I’ve been using GNU/Linux for over six months and by now I consider myself in between newbie and intermediate. But us usual I’m not satisfied and I want more. In this case, I want to know more about what Linux can do and what I can do with it. By this I mean that I want to try out unconventional, probably dangerous stuff. Problem is, I really don’t know how to go about making the transition from post-newbie to Linux hacker. I know some things that i could do: Namely trying to upgrade to the relatively unstable Dapper and maybe installing a customized kernel. However neither of these look likely to happen as firstly I don’t have the time and secondly I don’t have a spare PC to fall back if I mess it up (which I invariably will, the first time at least). So I’m pretty much stuck with a mission critical system on which to try out all my weird and wonderful experiments. Not the best of situations.
What to do? Well, I’m starting to make a plan to hack away at my existing GNU/Linux system from the top down. That means I’ll start to strip down my system by gradually removing software, services and daemons, keeping only what I need. By doing that I’ll gradually dig down to a minimum-frills core system, which I can then start improving by replacing components with custom-compiled, more efficient alternatives. I’ll do this in small, reversible steps, so that if anything goes wrong, I can fix it back. I have about two months to Dapper, in which time, I should have a pretty good idea of what I need and what I want. Once I fresh install Dapper, I can do all that again, but this time with more confidence, and in a more aggressive way. I’ve started a thread at the Ubuntu forums to get some feedback. Let’s see how it all goes.

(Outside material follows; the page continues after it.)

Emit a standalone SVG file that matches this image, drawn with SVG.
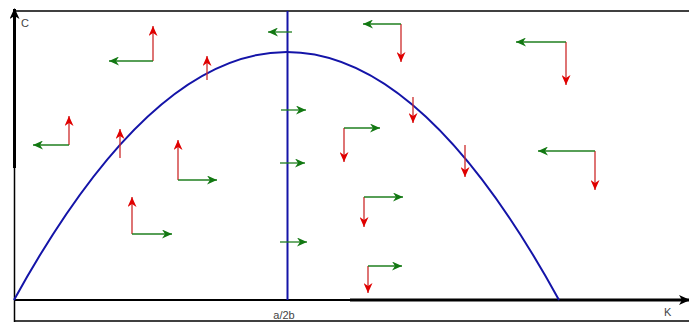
<svg xmlns="http://www.w3.org/2000/svg" width="689" height="322" viewBox="0 0 689 322">
<style>
.frame{stroke:#000;stroke-width:1.5;fill:none}
.axis{stroke:#000;fill:none}
.blue{stroke:#1414a8;stroke-width:2;fill:none}
.r{stroke:#cc2a2a;stroke-width:1.3;fill:none;marker-end:url(#mr)}
.g{stroke:#1f7f1f;stroke-width:1.3;fill:none;marker-end:url(#mg)}
.lbl{font-family:"Liberation Sans",Arial,sans-serif;font-size:11px;fill:#444}
</style>
<defs>
<marker id="mr" markerUnits="userSpaceOnUse" markerWidth="10" markerHeight="9" viewBox="0 0 10 9" refX="10" refY="4.5" orient="auto">
<path d="M0,0 L10,4.5 L0,9 L3,4.5 z" fill="#e00000"/>
</marker>
<marker id="mg" markerUnits="userSpaceOnUse" markerWidth="10" markerHeight="9" viewBox="0 0 10 9" refX="10" refY="4.5" orient="auto">
<path d="M0,0 L10,4.5 L0,9 L3,4.5 z" fill="#127812"/>
</marker>
<marker id="mk" markerUnits="userSpaceOnUse" markerWidth="11" markerHeight="10" viewBox="0 0 11 10" refX="10" refY="5" orient="auto">
<path d="M0,0 L11,5 L0,10 L3,5 z" fill="#000"/>
</marker>
</defs>
<g id="frame">
<line class="frame" x1="14" y1="11" x2="689" y2="11"/>
<line class="frame" x1="14.5" y1="11" x2="14.5" y2="322"/>
<line class="frame" x1="14" y1="321" x2="689" y2="321"/>
</g>
<g id="axes">
<line class="axis" stroke-width="3" x1="14.5" y1="168" x2="14.5" y2="9" marker-end="url(#mk)"/>
<line class="axis" stroke-width="2" x1="14" y1="300" x2="352" y2="300"/>
<line class="axis" stroke-width="3" x1="350" y1="300" x2="689" y2="300" marker-end="url(#mk)"/>
</g>
<g id="curves">
<path class="blue" d="M14,300 Q287,-196 559,300"/>
<line class="blue" x1="287.5" y1="11" x2="287.5" y2="300"/>
</g>
<g id="connectors">
<path class="r" d="M153,61 V26"/><path class="g" d="M153,61 H109"/>
<path class="r" d="M69,145 V116"/><path class="g" d="M69,145 H33"/>
<path class="r" d="M178,180 V140"/><path class="g" d="M178,180 H217"/>
<path class="r" d="M132,234 V197"/><path class="g" d="M132,234 H172"/>
<path class="r" d="M401,24 V62"/><path class="g" d="M401,24 H363"/>
<path class="r" d="M566,42 V85"/><path class="g" d="M566,42 H516"/>
<path class="r" d="M595,151 V190"/><path class="g" d="M595,151 H538"/>
<path class="r" d="M344,128 V162"/><path class="g" d="M344,128 H380"/>
<path class="r" d="M364,197 V227"/><path class="g" d="M364,197 H403"/>
<path class="r" d="M368,266 V293"/><path class="g" d="M368,266 H402"/>
<path class="r" d="M207,80 V56"/>
<path class="r" d="M120,158 V129"/>
<path class="r" d="M413,97 V123"/>
<path class="r" d="M465,145 V177"/>
<path class="g" d="M292,32 H268"/>
<path class="g" d="M281,110 H306"/>
<path class="g" d="M280,163 H305"/>
<path class="g" d="M280,242 H307"/>
</g>
<g id="labels">
<text class="lbl" x="21" y="27">C</text>
<text class="lbl" x="284" y="319" text-anchor="middle">a/2b</text>
<text class="lbl" x="664" y="316">K</text>
</g>
</svg>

As per my recommendations, learn your way around CLI and around the file structure. Figure out where stuff is and what it does. Compiling programs won't teach you too much about Linux...it's just ./configure && make && make install most of the time, so nothing too special. Writing those programs tells you a lot more about it.

Also, compiling your own kernel is actually a fairly straightfoward process, it just takes forever. Also, when you say that you want to be a "Linux hacker," are you saying that you want to hack on the kernel, or you want to hack on the other programs surrounding it. From a developer's perspective, it takes a while to actually grok what's going on with a program once you have the source (it took Mozilla about two years to fully understand Netscape).

I would say that the best way to go about things is not to remove stuff from your system and recompile it (it's actually rather time consuming...and it doesn't boost efficiency all that much, if at all), but rather, start poking around, customizing your system, and finding programs that do what you want to do, and if they don't exist...make it. And when you ask for help, don't be afraid to ask, "Okay, I did X and it worked, but what did it do?" That's the best way you can learn anything about it.

And if you want to be a kernel hacker, you'd best be served buying a book...

March 27th, 2006, 04:30 PM
Learn vim. ;)

March 27th, 2006, 06:07 PM
Can anyone tell me how to install Arch or maybe Gentoo, but get them to use Ubuntu's menu.lst & GRUB? that way, if I do mess anything up, I can atleast be ceratin that the comp will boot safely into stable Ubuntu.
check out the arch installation documentation, it is very good. if you wanted, you could keep your current partition scheme and not reformat some of the drives (like your /home) if you wanted to and just keep all of your stuff but have a new OS to add to the list. i used ubuntu before and took a few files over to arch and it worked great. take a copy of your xorg.conf if you make the switch, it will come in handy.

March 28th, 2006, 05:06 AM
is there a way to find out what kernel modules that my system is actually using? I did a modprobe -l and got dozens of things like wifi and wireless lan which i never use. And what is LVM? Is there a place where I can learn about what startup scripts/ programs Linux uses at boot?